Пушкин и Гоголь, как сам же Сергей говорит, перестали творить, когда того и другого гения покидала способность выражать себя вроде бы просто и на смену видимой невольности пришло заметнонапряженное «размышление». Составляя список своего допрофессионального, любимого чтения, Сергей, поставил всего Диккенса. Надо думать, он прочитал за томом том, скользя, прежде чем задумался над тем, почему диккенсовский текст заставляет себя читать. Это Джойс, согласно его собственному признанию, уповал прямо на интерпретаторов, а Диккенс писал, чтобы читали. Скользит читатель, пока чтение увлекает его. Скользит и вдруг поражается, увидев очами души, прямо перед собой, как в жизни, фигуру Пиквика или Плюшкина, а не столь выразительное читатель имеет право и не замечать. Будет как-нибудь перечитывать, возможно, и обратит внимание на эдакое, выисканное автором и втиснутое в текст с особым значением, которое чтобы понять, надо «расковырять» (выражение Бочарова). Исследователь читает медленно, пристально, в известном смысле разрушительно.
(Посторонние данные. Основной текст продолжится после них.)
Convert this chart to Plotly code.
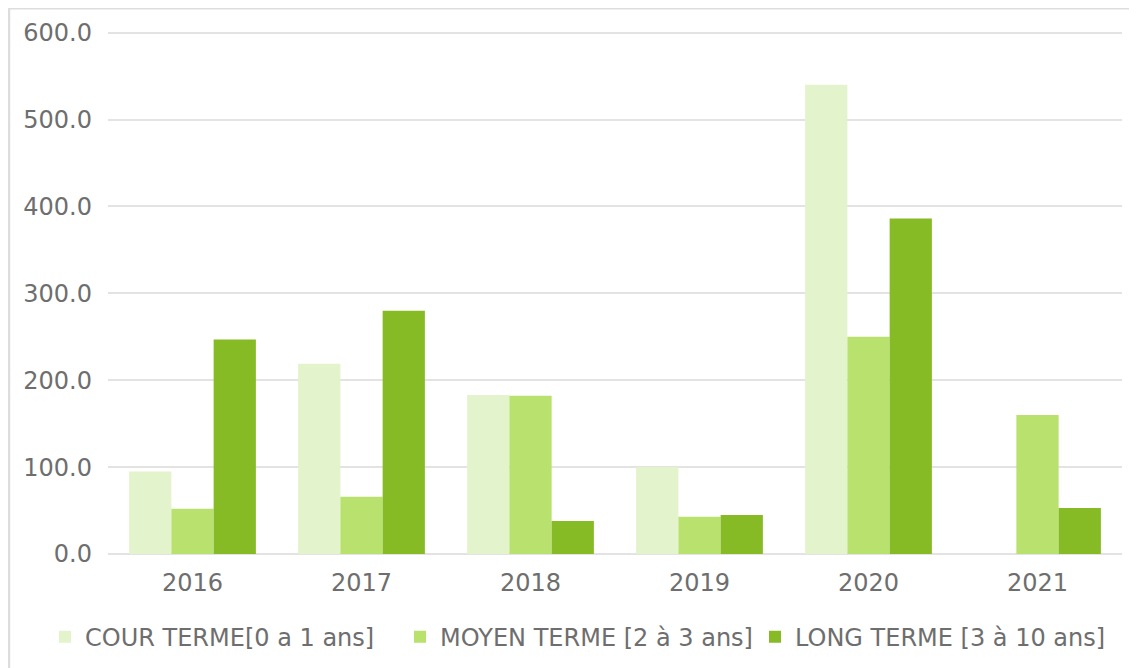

Знаток живописи рассматривает картину, интересуясь, среди прочего, что таится под живописным покровом, как загрунтован холст. «Живое описание» в гоголевской прозе перемежается неживым, есть и такое, что надо и выжимать, и выискивать. Давно уже пишется литература заведомо для истолкователей, пишется позакавыристей, чтобы было что расковыривать.